## Your goal
Copy exactly, and only, the lines below from the first through the one containing "import numpy as np", both included; pictures are omitted.

## Data extract
——
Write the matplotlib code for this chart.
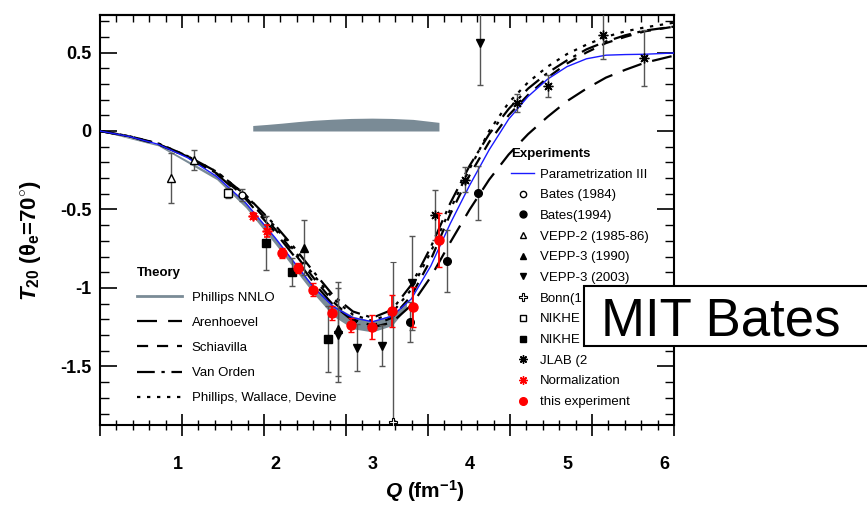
import matplotlib
matplotlib.use("Agg")
import matplotlib.pyplot as plt
from matplotlib.lines import Line2D
from matplotlib.patches import Rectangle
import numpy as np

plt.rcParams['font.family'] = ['Liberation Sans', 'DejaVu Sans']
plt.rcParams['mathtext.fontset'] = 'custom'
plt.rcParams['mathtext.rm'] = 'Liberation Sans:bold'
plt.rcParams['mathtext.it'] = 'Liberation Sans:bold:italic'
plt.rcParams['mathtext.bf'] = 'Liberation Sans:bold'

# theory curves (Q in fm^-1)
q_th = [0.2, 0.5, 0.8, 1.1, 1.4, 1.7, 2.0, 2.2, 2.4, 2.6, 2.8, 3.0, 3.2, 3.4,
        3.6, 3.8, 4.0, 4.2, 4.4, 4.6, 4.8, 5.0, 5.2, 5.4, 5.6, 5.8, 6.1]
t_param3 = [0, -0.035, -0.085, -0.17, -0.29, -0.46, -0.68, -0.84, -1.00, -1.12, -1.19, -1.215, -1.18, -1.07,
            -0.86, -0.59, -0.345, -0.12, 0.075, 0.22, 0.33, 0.41, 0.46, 0.483, 0.487, 0.489, 0.497]
t_arenh = [0, -0.035, -0.085, -0.165, -0.275, -0.435, -0.645, -0.80, -0.97, -1.11, -1.21, -1.25, -1.22, -1.11,
           -0.93, -0.71, -0.50, -0.31, -0.15, -0.02, 0.09, 0.19, 0.27, 0.34, 0.39, 0.435, 0.48]
t_schiav = [0, -0.035, -0.083, -0.163, -0.27, -0.425, -0.625, -0.78, -0.94, -1.09, -1.20, -1.24, -1.19, -1.05,
            -0.82, -0.53, -0.28, -0.07, 0.10, 0.23, 0.34, 0.43, 0.50, 0.56, 0.60, 0.635, 0.665]
t_vanorden = [0, -0.033, -0.08, -0.16, -0.26, -0.41, -0.60, -0.745, -0.90, -1.05, -1.15, -1.19, -1.14, -0.98,
              -0.74, -0.46, -0.22, -0.02, 0.14, 0.27, 0.37, 0.45, 0.52, 0.57, 0.61, 0.64, 0.665]
t_pwd = [0, -0.033, -0.08, -0.16, -0.26, -0.41, -0.61, -0.765, -0.92, -1.07, -1.17, -1.21, -1.16, -1.01,
         -0.77, -0.50, -0.24, 0.00, 0.18, 0.31, 0.41, 0.49, 0.55, 0.60, 0.635, 0.66, 0.69]

# Phillips NNLO band
q_nnlo = [0.2, 0.8, 1.4, 1.7, 2.0, 2.2, 2.4, 2.6, 2.8, 3.0, 3.2, 3.35]
nnlo_hi = [0, -0.085, -0.29, -0.46, -0.68, -0.84, -0.99, -1.11, -1.18, -1.21, -1.17, -1.09]
nnlo_lo = [0, -0.095, -0.31, -0.49, -0.72, -0.88, -1.04, -1.18, -1.26, -1.28, -1.24, -1.13]

# this experiment
q_this = [2.07, 2.235, 2.39, 2.585, 2.78, 2.996, 3.20, 3.417, 3.684]
t_this = [-0.777, -0.873, -1.01, -1.159, -1.236, -1.248, -1.146, -1.121, -0.694]
e_this = [0.03, 0.03, 0.04, 0.045, 0.045, 0.075, 0.10, 0.13, 0.17]
q_norm = [1.77, 1.92]
t_norm = [-0.541, -0.637]
e_norm = [0.02, 0.04]
q_sys = [1.77, 1.92, 2.07, 2.235, 2.39, 2.585, 2.78, 2.996, 3.20, 3.417, 3.684]
t_sys = [0.035, 0.042, 0.05, 0.06, 0.068, 0.075, 0.08, 0.082, 0.08, 0.074, 0.055]

# other experiments
q_bates84, t_bates84, e_bates84 = [1.66], [-0.408], [0.04]
q_bates94, t_bates94, e_bates94 = [3.386, 3.767, 4.085], [-1.217, -0.828, -0.395], [0.13, 0.2, 0.17]
q_vepp2, t_vepp2, e_vepp2 = [0.93, 1.166], [-0.30, -0.185], [0.16, 0.065]
q_vepp90, t_vepp90, e_vepp90 = [2.297, 2.646], [-0.745, -1.26], [0.175, 0.3]
q_vepp03 = [2.65, 2.84, 3.10, 3.407, 4.106]
t_vepp03 = [-1.30, -1.382, -1.369, -0.968, 0.56]
e_vepp03 = [0.3, 0.15, 0.13, 0.30, 0.27]
q_bonn, t_bonn, e_bonn = [3.21], [-1.853], [1.02]
q_nikA, t_nikA, e_nikA = [1.516], [-0.395], [0.03]
q_nikB, t_nikB, e_nikB = [1.906, 2.17, 2.543], [-0.713, -0.898, -1.325], [0.17, 0.09, 0.21]
q_jlab = [3.643, 3.95, 4.486, 4.805, 5.37, 5.79]
t_jlab = [-0.535, -0.31, 0.178, 0.287, 0.611, 0.465]
e_jlab = [0.16, 0.08, 0.055, 0.07, 0.15, 0.18]

W, H = 867, 511
fig = plt.figure(figsize=(W / 100, H / 100), dpi=100)
ax = fig.add_axes([100 / W, 1 - 425 / H, 574 / W, 410 / H])
x0, x1 = 0.2, 6.1
ax.set_xlim(x0, x1)
ax.set_ylim(-1.873, 0.739)

ax.fill_between(q_sys, 0, t_sys, color='#7a8b96', lw=0, zorder=1)
ax.fill_between(q_nnlo, nnlo_lo, nnlo_hi, color='#7a8b96', lw=0, zorder=2)
ln_nnlo = Line2D([], [], color='#7a8b96', lw=2)

ln_ar, = ax.plot(q_th, t_arenh, color='k', lw=1.6, dashes=(9, 5), zorder=3)
ln_sc, = ax.plot(q_th, t_schiav, color='k', lw=1.6, dashes=(5, 4), zorder=3)
ln_vo, = ax.plot(q_th, t_vanorden, color='k', lw=1.6, dashes=(8, 3, 1.5, 3), zorder=3)
ln_pw, = ax.plot(q_th, t_pwd, color='k', lw=1.6, dashes=(1.5, 3), zorder=3)
ln_p3, = ax.plot(q_th, t_param3, color='#1a1aff', lw=1.0, zorder=4)

eb = dict(ls='none', ecolor='#555555', elinewidth=1, capsize=2.5, zorder=5)
ax.errorbar(q_bates84, t_bates84, e_bates84, marker='o', ms=5, mfc='white', mec='k', **eb)
ax.errorbar(q_bates94, t_bates94, e_bates94, marker='o', ms=5.5, color='k', **eb)
ax.errorbar(q_vepp2, t_vepp2, e_vepp2, marker='^', ms=6, mfc='white', mec='k', **eb)
ax.errorbar(q_vepp90, t_vepp90, e_vepp90, marker='^', ms=5.5, color='k', **eb)
ax.errorbar(q_vepp03, t_vepp03, e_vepp03, marker='v', ms=5.5, color='k', **eb)
ax.errorbar(q_bonn, t_bonn, e_bonn, marker='P', ms=6, mfc='white', mec='k', mew=0.8, **eb)
ax.errorbar(q_nikA, t_nikA, e_nikA, marker='s', ms=5.5, mfc='white', mec='k', **eb)
ax.errorbar(q_nikB, t_nikB, e_nikB, marker='s', ms=5.5, color='k', **eb)
ax.errorbar(q_jlab, t_jlab, e_jlab, marker=(8, 2, 0), ms=7, color='k', mew=1, **eb)
ebr = dict(ls='none', ecolor='red', elinewidth=1.3, capsize=2.5, zorder=6)
ax.errorbar(q_norm, t_norm, e_norm, marker=(8, 2, 0), ms=7, color='red', mew=1.2, **ebr)
ax.errorbar(q_this, t_this, e_this, marker='o', ms=6.5, color='red', **ebr)

# ticks: visible marks are not at the labelled values
maj = [x0 + k * (x1 - x0) / 7 for k in range(8)]
mnr = [x0 + k * (x1 - x0) / 35 for k in range(36)]
ax.set_xticks(maj, [''] * len(maj))
ax.set_xticks(mnr, minor=True)
ax.tick_params(axis='x', which='major', direction='inout', length=16, width=1.2, top=False)
ax.tick_params(axis='x', which='minor', direction='inout', length=7, width=1, top=False)
top = ax.secondary_xaxis('top')
top.set_xticks(maj, [''] * len(maj))
top.set_xticks(mnr, minor=True)
top.tick_params(which='major', direction='in', length=9, width=1.2)
top.tick_params(which='minor', direction='in', length=5, width=1)
top.spines['top'].set_linewidth(1.5)
lab = ax.secondary_xaxis('bottom')
lab.set_xticks([1, 2, 3, 4, 5, 6], ['1', '2', '3', '4', '5', '6'])
lab.tick_params(length=0, pad=22, labelsize=13)
lab.spines['bottom'].set_visible(False)
for t in lab.get_xticklabels():
    t.set_fontweight('bold')

ax.set_yticks([-1.5, -1, -0.5, 0, 0.5], ['-1.5', '-1', '-0.5', '0', '0.5'])
ax.set_yticks(np.arange(-1.8, 0.75, 0.1), minor=True)
ax.tick_params(axis='y', which='major', direction='in', length=12, width=1.2, right=True, labelsize=13, pad=6)
ax.tick_params(axis='y', which='minor', direction='in', length=6.5, width=1, right=True)
for t in ax.get_yticklabels():
    t.set_fontweight('bold')
for s in ax.spines.values():
    s.set_linewidth(1.5)

ax.set_xlabel(r'$\mathit{Q}$ (fm$^{-1}$)', fontsize=15, fontweight='bold')
ax.xaxis.set_label_coords(0.566, -0.13)
ax.set_ylabel(r'$\mathit{T}_{20}$ ($\mathrm{\theta}_{\mathrm{e}}$=70$^{\circ}$)', fontsize=16, fontweight='bold')
ax.yaxis.set_label_coords(-0.10, 0.45)

leg1 = ax.legend([ln_nnlo, ln_ar, ln_sc, ln_vo, ln_pw],
                 ['Phillips NNLO', 'Arenhoevel', 'Schiavilla', 'Van Orden', 'Phillips, Wallace, Devine'],
                 title='Theory', title_fontproperties={'weight': 'bold', 'size': 9.5}, alignment='left',
                 loc='upper left', bbox_to_anchor=(137 / W, 1 - 267 / H), bbox_transform=fig.transFigure,
                 frameon=False, fontsize=9.5, handlelength=3.4, handletextpad=0.75, labelspacing=0.97,
                 borderpad=0, borderaxespad=0)
ax.add_artist(leg1)

def mk(marker, **kw):
    return Line2D([], [], ls='none', marker=marker, **kw)

h2 = [ln_p3,
      mk('o', ms=4.5, mfc='white', mec='k'), mk('o', ms=5, color='k'),
      mk('^', ms=5, mfc='white', mec='k'), mk('^', ms=5, color='k'), mk('v', ms=5, color='k'),
      mk('P', ms=5.5, mfc='white', mec='k', mew=0.8), mk('s', ms=5, mfc='white', mec='k'),
      mk('s', ms=5, color='k'), mk((8, 2, 0), ms=6, color='k'), mk((8, 2, 0), ms=6, color='red'),
      mk('o', ms=5.5, color='red')]
l2 = ['Parametrization III', 'Bates (1984)', 'Bates(1994)', 'VEPP-2 (1985-86)', 'VEPP-3 (1990)',
      'VEPP-3 (2003)', 'Bonn(1', 'NIKHE', 'NIKHE', 'JLAB (2',
      'Normalization', 'this experiment']
ax.legend(h2, l2, title='Experiments', title_fontproperties={'weight': 'bold', 'size': 9.5},
          alignment='left', loc='upper left', bbox_to_anchor=(511 / W, 1 - 148 / H),
          bbox_transform=fig.transFigure, frameon=False, fontsize=9.5, handlelength=1.75,
          handletextpad=0.45, labelspacing=0.64, borderpad=0, borderaxespad=0)

# "MIT Bates" overlay box
fig.add_artist(Rectangle((584 / W, 1 - 346 / H), 300 / W, 60 / H, transform=fig.transFigure,
                         fc='white', ec='black', lw=1.5, zorder=10))
fig.text(601 / W, 1 - 321 / H, 'MIT Bates', fontsize=38, va='center', ha='left', zorder=11)

fig.savefig('out.png', dpi=100)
——
## Expected output
Write the matplotlib code for this chart.
import matplotlib
matplotlib.use("Agg")
import matplotlib.pyplot as plt
from matplotlib.lines import Line2D
from matplotlib.patches import Rectangle
import numpy as np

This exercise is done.